18 February 2018

Information Warfare: The Future of Trusted Words...

Trust is on the minds of almost every American as they read the Washington Post these days.  Reading a publication that utilizes a set of standards for journalism, may address part of your "Trust Decision" to depend on this source for your information.

Reading this Operational Risk blog, you understand that the words and opinions are not under the same editorial guidelines and grammar rule sets as the authors and journalists at the Washington Post.  The sentences and thoughts are being written freely however, by someone who you may know of, yet how do you really validate that the words were actually written by the assumed author?

At an early age in school, as a young student, your teacher at some point assigns that work called an essay, a short piece of writing that tells a person's thoughts or opinions about a subject.  Regardless of the topic assigned by the teacher, when the work is turned in to the teacher, they are assuming it was written by that particular student.  Unless they have doubts.

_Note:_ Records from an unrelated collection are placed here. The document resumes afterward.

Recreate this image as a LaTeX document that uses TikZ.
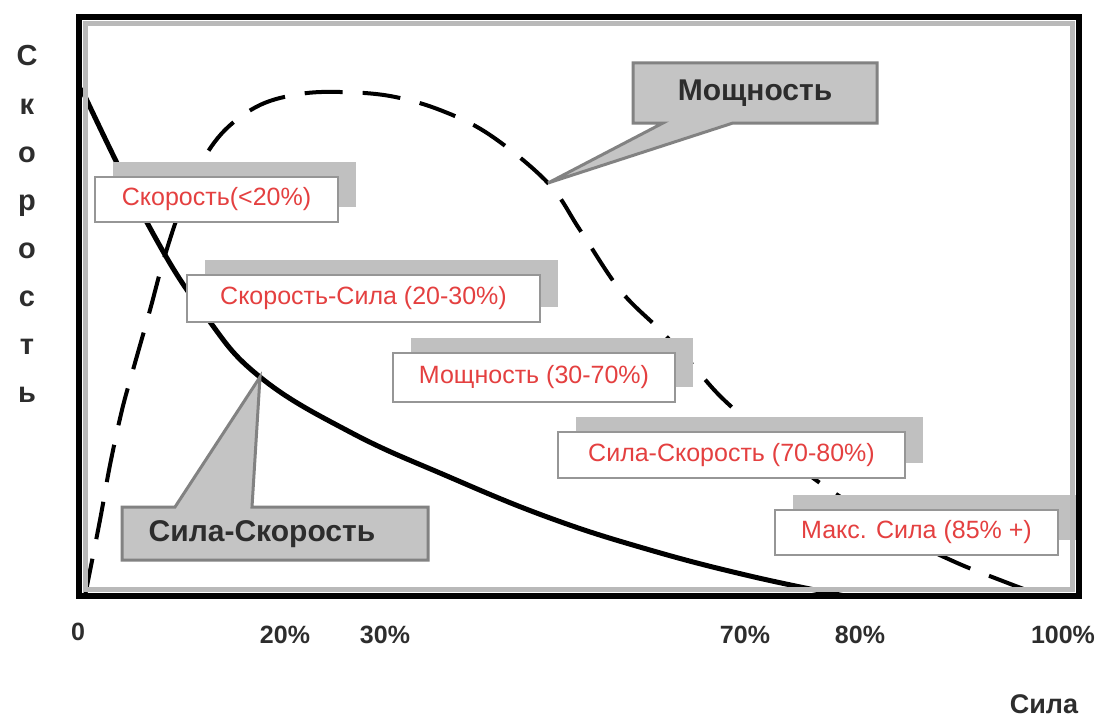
\documentclass[tikz,border=0pt]{standalone}
\usepackage{fontspec}
\setmainfont{Liberation Sans}
\usetikzlibrary{shadows}
\definecolor{lblred}{RGB}{228,64,64}
\definecolor{shadowgray}{RGB}{192,192,192}
\definecolor{boxborder}{RGB}{150,150,150}
\definecolor{callfillc}{RGB}{196,196,196}
\definecolor{callborder}{RGB}{130,130,130}
\definecolor{darktext}{RGB}{45,45,45}
\begin{document}
\begin{tikzpicture}[x=1pt,y=-1pt,
  lbl/.style={draw=boxborder, line width=2.5pt, fill=white, text=lblred,
    font=\fontsize{25}{28}\selectfont, inner sep=0pt,
    drop shadow={shadow xshift=18pt, shadow yshift=15pt, fill=shadowgray, opacity=1}},
  callshape/.style={fill=callfillc, draw=callborder, line width=3pt, line join=miter},
  calltext/.style={text=darktext, font=\fontsize{30}{32}\selectfont\bfseries, inner sep=0pt},
  axislbl/.style={text=darktext, font=\fontsize{29}{30}\selectfont\bfseries, inner sep=0pt, anchor=base},
  ticklbl/.style={text=darktext, font=\fontsize{25}{28}\selectfont\bfseries, inner sep=0pt},
  speedcurve/.style={black, line width=5pt, line cap=round},
  powercurve/.style={black, line width=4pt, dash pattern=on 38pt off 20pt}
]
\useasboundingbox (0,0) rectangle (1100,717);
\fill[white] (0,0) rectangle (1100,717);

% curves
\draw[speedcurve] plot[smooth, tension=0.7] coordinates {(82,90) (150,228) (205,315) (260,377) (350,432) (447,476) (550,518) (650,550) (750,576) (845,596)};
\draw[powercurve] plot[smooth, tension=0.6] coordinates {(85,596) (100,520) (110,465) (122,410) (133,370) (150,310) (163,262) (180,210) (200,165) (225,130) (260,105) (300,94) (340,92) (390,96) (440,110) (490,135) (548,183) (580,230) (620,290) (660,330) (690,362) (720,396) (760,432) (800,468) (845,500) (900,535) (955,562) (1000,580) (1045,597)};

% zone labels
\node[lbl, minimum width=243pt, minimum height=45pt] (z1) at (216.5,199.5) {Скорость(<20\%)};
\node[lbl, minimum width=353pt, minimum height=47pt] (z2) at (363.5,298.5) {Скорость-Сила (20-30\%)};
\node[lbl, minimum width=282pt, minimum height=49pt] (z3) at (534,377.5) {Мощность (30-70\%)};
\node[lbl, minimum width=347pt, minimum height=46pt] (z4) at (731.5,455) {Сила-Скорость (70-80\%)};
\node[lbl, minimum width=283pt, minimum height=45pt] (z5) at (916.5,532.5) {Макс. Сила (85\% +)};

% callouts
\coordinate (moTip) at (548,183);
\path[callshape] (633,63) -- (877,63) -- (877,123) -- (733,123) -- (moTip) -- (663,123) -- (633,123) -- cycle;
\node[calltext] (mo) at (755,93) {Мощность};

\coordinate (ssTip) at (260,377);
\path[callshape] (122,507) -- (175,507) -- (ssTip) -- (252,507) -- (428,507) -- (428,560) -- (122,560) -- cycle;
\node[calltext] (ss) at (262,534) {Сила-Скорость};

% frame
\draw[gray!55, line width=5pt] (85.5,23.5) rectangle (1072.5,589.5);
\draw[black, line width=6pt] (79,17) rectangle (1079,596);

% vertical axis label
\foreach \ch [count=\i from 0] in {С,к,о,р,о,с,т,ь}
  \node[axislbl] (yl\i) at (27,{66+48*\i}) {\ch};

% tick labels
\node[ticklbl] (t0) at (78,632) {0};
\node[ticklbl] (t20) at (285,635) {20\%};
\node[ticklbl] (t30) at (385,635) {30\%};
\node[ticklbl] (t70) at (745,635) {70\%};
\node[ticklbl] (t80) at (860,635) {80\%};
\node[ticklbl] (t100) at (1063,635) {100\%};
\node[ticklbl, font=\fontsize{27}{30}\selectfont\bfseries] (xl) at (1044,704) {Сила};
\end{tikzpicture}
\end{document}
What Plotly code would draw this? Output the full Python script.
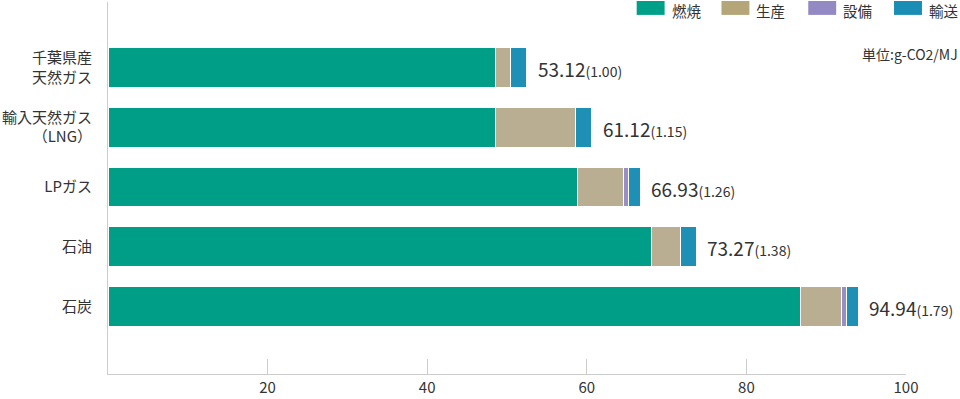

The trust you put into the author of words written in an essay for a class, or an article in the established news papers, has for decades relied on the integrity of institutions and the validation of persons true identities. Yet as the typewriter replaced hand written documents, so too did the act of using another person's words or ideas without giving credit to that actual person : the act of plagiarizing something.

When you read this Washington Post article, you assume that the words are actually from the journalist:
Indictment shows how Russians conspired to disrupt U.S. politics — but not how to stop them next time

By Craig Timberg February 16 The Washington Post
"Efforts to reconstruct the Russian conspiracy to sway 2016’s presidential election benefited from the digital trails left behind whenever people travel, make payments or communicate using common technology such as Facebook or Gmail. Such breadcrumbs provided plentiful evidence for Friday’s indictment by the special counsel of the Internet Research Agency and 13 Russian associates.

But even as the disinformation campaign from two years ago finally came into focus, it was far from clear how to prevent future bids to distort American politics.

U.S. intelligence agencies warned this week that the federal government remains ill equipped to combat Russian disinformation even as crucial midterm congressional elections loom this fall. And technology companies, while cooperating with federal investigators, acknowledge that they still struggle to detect and thwart foreign propaganda without impinging on the free-speech rights of Americans."
Now in the age of computing, word processing and the Internet, the integrity of written words by a person is in question?  The origin and authenticity of the actually words that are written by a human on paper, a typewriter or computer such as these, is now in question?

The utilization of various methods for "Information Warfare" is actually well known:
"Information Warfare has three main issues surrounding it compared to traditional warfare: 

The risk for the party or nation initiating the cyberattack is substantially lower than the risk for a party or nation initiating a traditional attack. This makes it easier for governments, as well as potential terrorist or criminal organizations, to make these attacks more frequently than they could with traditional war.

Information communication technologies (ICT) are so immersed in the modern world that a very wide range of technologies are at risk of a cyberattack. Specifically, civilian technologies can be targeted for cyberattacks and attacks can even potentially be launched through civilian computers or websites. As such, it is harder to enforce control of civilian infrastructures than a physical space. Attempting to do so would also raise many ethical concerns about the right to privacy, making defending against such attacks even tougher.

The mass-integration of ICT into our system of war makes it much harder to assess accountability for situations that may arise when using robotic and/or cyber attacks. For robotic weapons and automated systems, it’s becoming increasingly hard to determine who is responsible for any particular event that happens. This issue is exacerbated in the case of cyberattacks, as sometimes it is virtually impossible to trace who initiated the attack in the first place.[5]"
These words are being written by a human being.  His name is Peter L. Higgins.  Or are they?  The art and science of the truth has been evolving for hundreds of years.  What will we invent next, to validate our identities, provide assurance that the words written are actually human, and not of an Artificial Intelligence (AI)?

Whether the words you read are being written by a human-based "troll factory" in St. Petersburg or by a specialized Artificial Intelligence is not the point of this essay.  Then what is the point?

You have to make judgements as a human being about who to trust.  What to trust.  How to trust.  Why to trust.  This is a foundation of our human evolution.  Trust takes time.  TrustDecisions and the decision to trust someone or something, is actually a factor of science, mathematics and history.

Reading, writing and a decision to trust, is an Operational Risk.  True or False?